How to open an ASP account
- Send us a message in Mobile Bank or eBanking telling us that you would like to open an ASP account.
- Sign the ASP account agreement in eBanking as instructed by our customer service.
- Make a first deposit of at least €50 in your ASP account when you open it.
- Continue saving at a pace and amount that suits you.
If you are a minor or are opening an ASP account with someone else, you will need to book an appointment at a branch by calling our customer service.
How can I get an ASP loan?
To be able to apply for an ASP loan, you must first save €50-1,500/month in your ASP account for at least 20 months.
Since you don't have to make deposits in consecutive months, you can take a break from saving. In this case, the missed months will not count towards the minimum savings target of 20 months. There is no maximum period for ASP saving, so you can continue saving for as long as you want – even after you have reached your savings target.
To be able to get an ASP loan, the sum of the deposits and interest in your ASP account must total at least 10% of the acquisition price of the home.
You can choose whether your ASP loan is protected by the state interest subsidy or the bank’s interest rate protection product
One of the benefits of an ASP loan is the interest subsidy paid by the state for the first ten years of the loan. However, you can, if you wish, choose the bank’s interest rate protection product, such as an interest rate collar, for your ASP loan instead of an interest subsidy. In this case, you will not be paid a state interest subsidy for your loan, but you will continue to receive all the other benefits of an ASP loan, such as a free state guarantee and added interest.

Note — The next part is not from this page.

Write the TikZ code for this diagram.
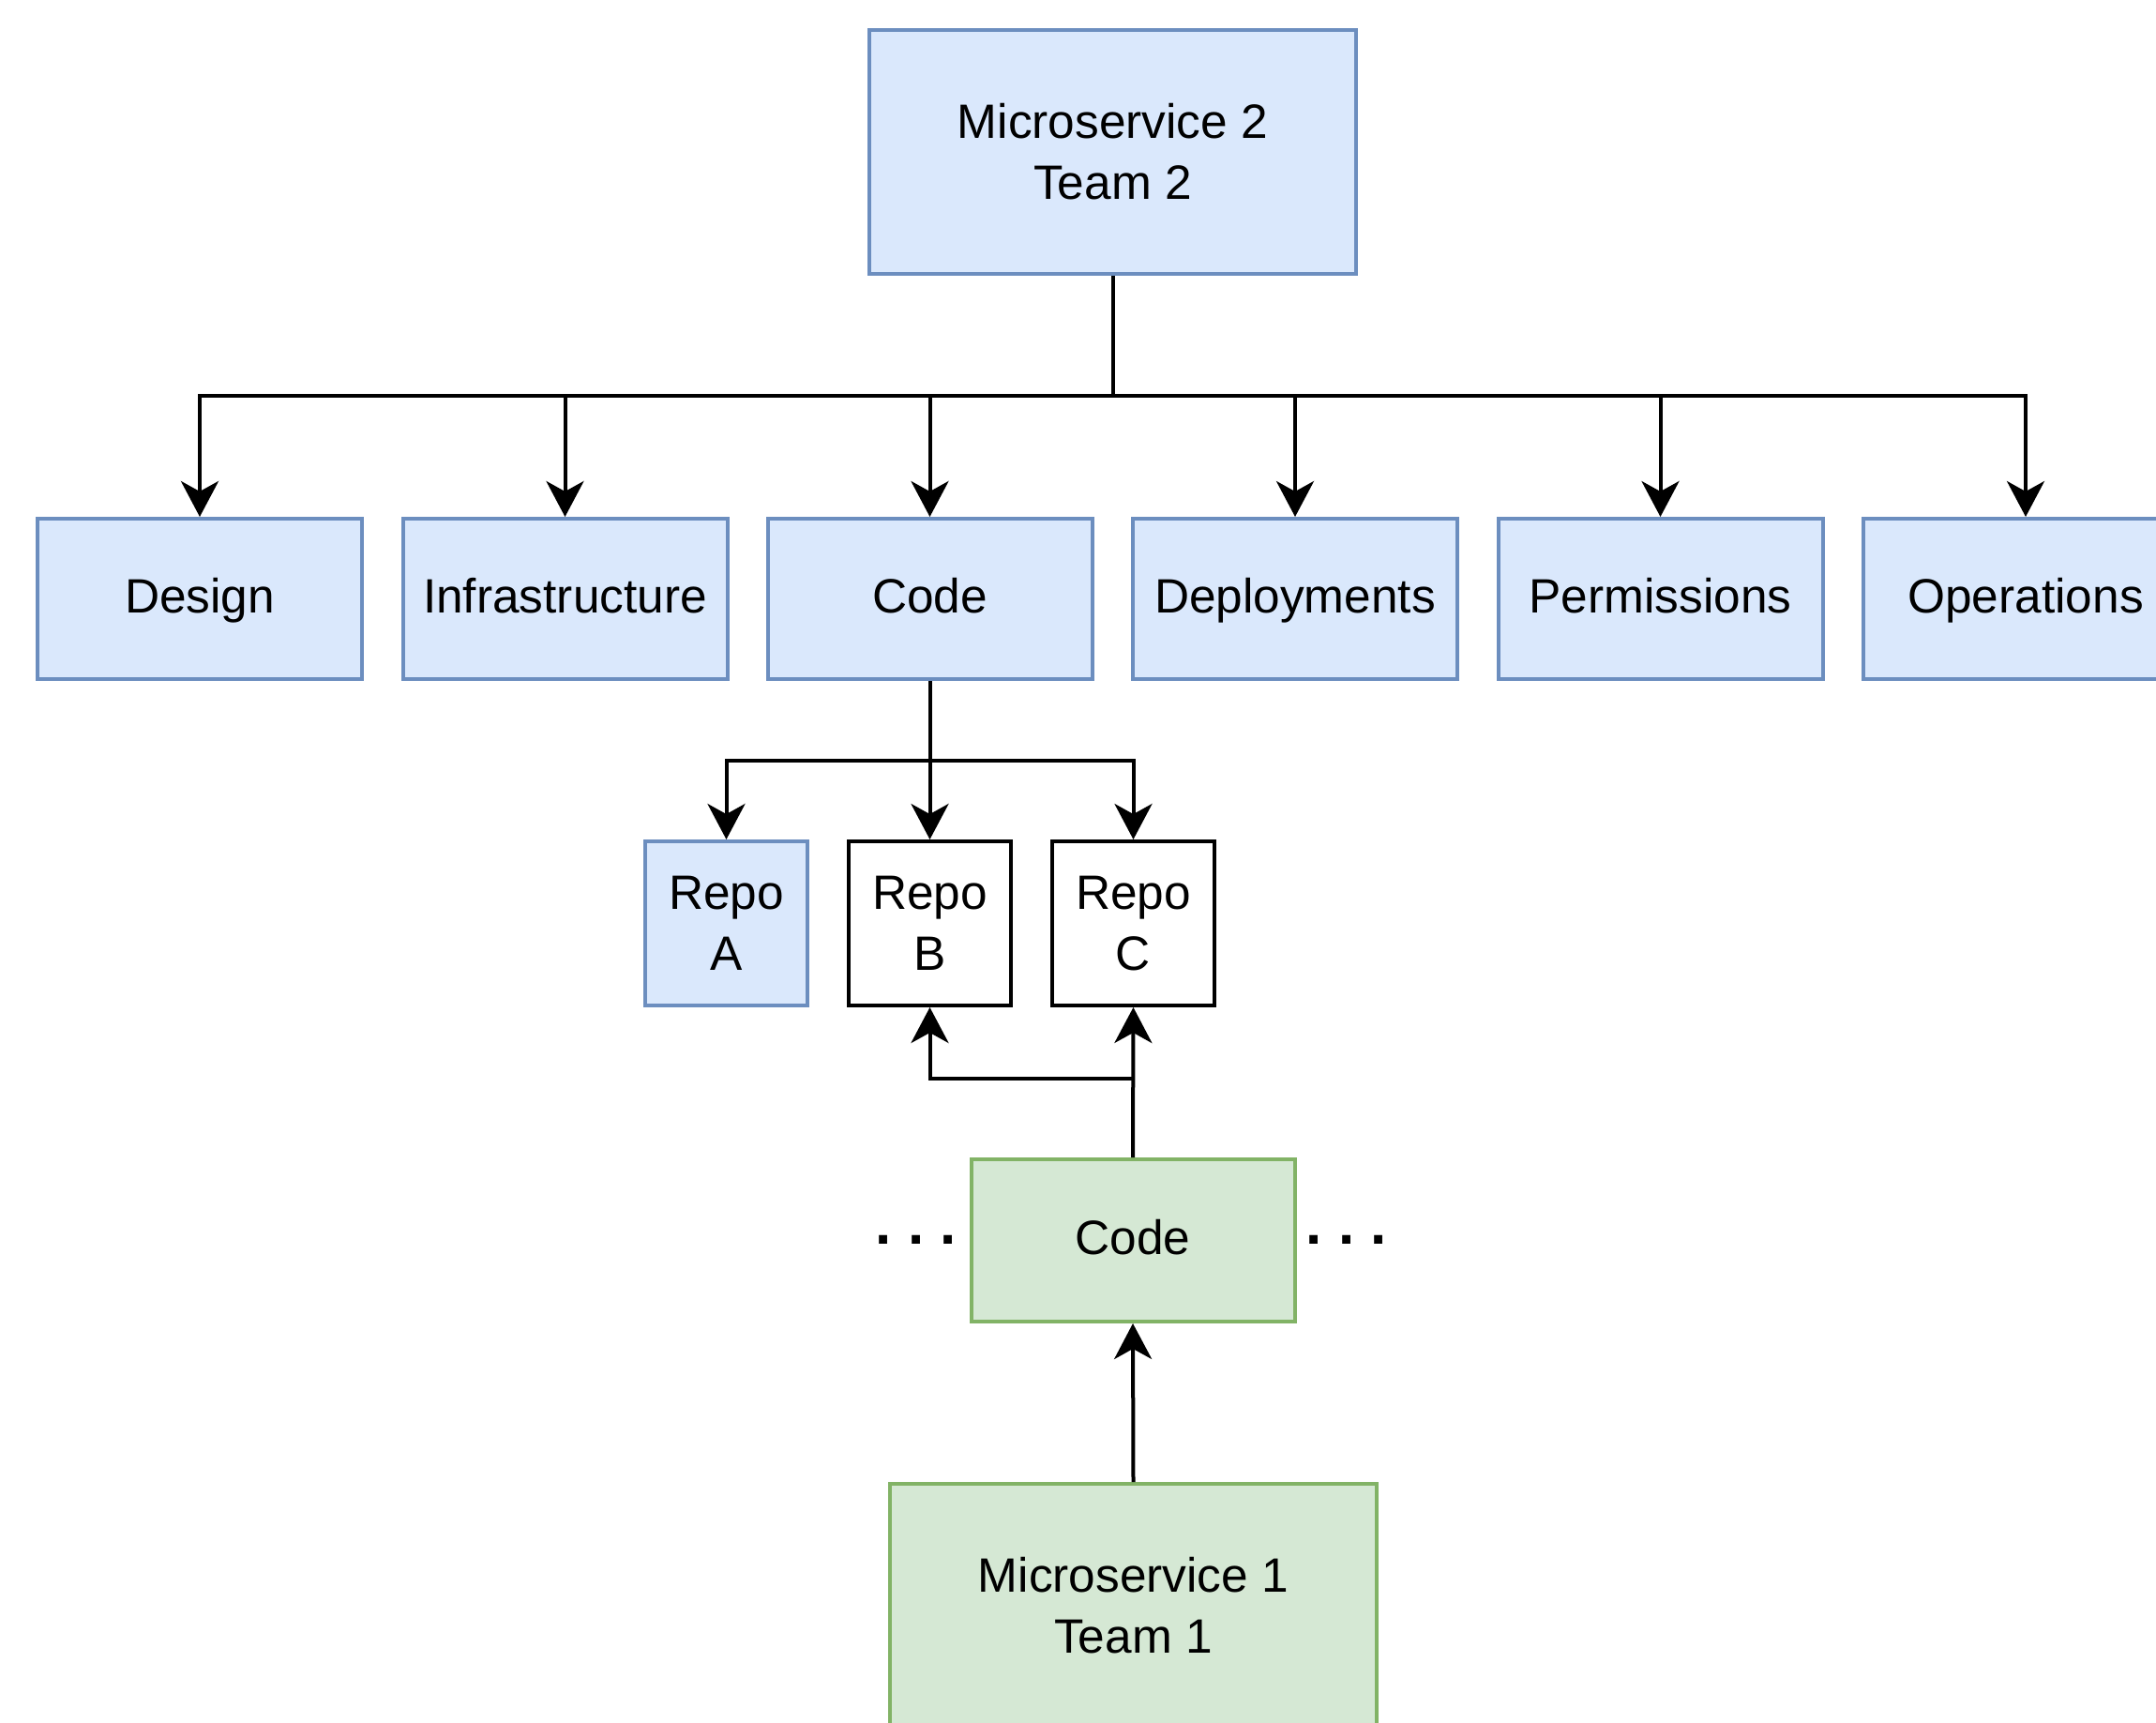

If you choose the bank's interest rate protection for your loan, you will no longer be able to use the state interest subsidy later. Likewise, if you take advantage of the state interest subsidy, you cannot add the bank's interest rate protection to the loan while the interest subsidy is in force. After the state interest subsidy period ends, you can, if you wish, apply for the bank's interest rate protection for the loan.
Maximum amount of the interest-subsidy ASP loan depends on where you buy your home
If you opt for interest subsidy provided by the state for your ASP loan, the maximum amount of the interest-subsidy loan depends on where you buy your home and the number of ASP loan applicants. If you need a bigger loan than this, in addition to the ASP loan, you can apply for an additional loan i.e. ordinary housing loan.
Maximum amount of interest-subsidy loan for one applicant:
- Espoo, Helsinki, Kauniainen, Oulu, Tampere, Turku, Vantaa: €230,000
- Rest of Finland: €160,000
Maximum amount of interest-subsidy loan when there are two ASP loan applicants:
- Espoo, Helsinki, Kauniainen, Oulu, Tampere, Turku, Vantaa: €345,000
- Rest of Finland: €240,000
If you chose the bank’s interest rate protection product instead of the state interest subsidy for your ASP loan, the maximum amounts referred to above do not apply.
Prices and terms and conditions
- You must make your first deposit in your ASP account when you open the account.
- Interest of 1% is paid on the deposit and added to the capital in the ASP account at the end of each calendar year. In addition to this, the account accrues added interest of 4%, which is paid for the year of opening the account and for a maximum of five following years. The added interest is paid when the saver has met the terms and conditions of the ASP agreement and have taken out the ASP loan. Added interest is paid on the part of the deposit that corresponds to 10% of the purchase or acquisition price of the home.
- Interest on the ASP account is calculated daily on the final balance of the account. The interest rate is calculated according to the actual days.
- You will receive tax-exempt deposit interest and added interest when you save in an ASP account in accordance with the terms and conditions and take out a loan for the purchase of your first home. The added interest is also paid where the ASP saver takes out an ordinary housing loan instead of an ASP loan if the terms and conditions of the ASP account are met. If the ASP account is closed for a reason other than the purchase of a first-time home, tax at source will be withheld on the interest paid into the ASP account. Tax at source is calculated on the annual deposit interest and is charged retroactively for all savings years. The added interest is always paid by the bank granting the loan, regardless of the bank with which the ASP account was opened.
- When applying for an ASP loan, you must have saved 50–1,500/month in your ASP account for at least 20 months and the deposits, interest and added interest must amount to a least 10% of the purchase or acquisition price of the home.
- You can open an ASP account alone or together with co-saver. Another saver can be added to the ASP account at a later date. It is also possible to combine existing ASP accounts with another person later before buying a shared home.
- Service price list for housing loans
- General terms and conditions of lending
- European standardised information sheet (ESIS)
This is not an offer from the bank. Loan terms and conditions are agreed personally. Eligibility for a loan requires a positive credit decision. Danske Bank checks the customer’s credit report with Suomen Asiakastieto Oy and the Positive credit register when making the credit decision.
Example housing loan: If the customer takes a housing loan of €170 000 where the loan term is 25 years and the reference rate for the loan is the 12-month Euribor, the total interest rate of the loan would be 3.361 % (3.500 % Average Percentage Rate calculated according to the Consumer Protection Act). The total amount of the credit and other credit expenses is €254,714.01, including the origination fee of €1,020 and an automatic account debiting charge of €2.70/payment. The number of payments is 300. The monthly instalment would be €845.66, including also the automatic account debiting charge of €2.7/payment. The example has been calculated based on interest information valid on 01.06.2026.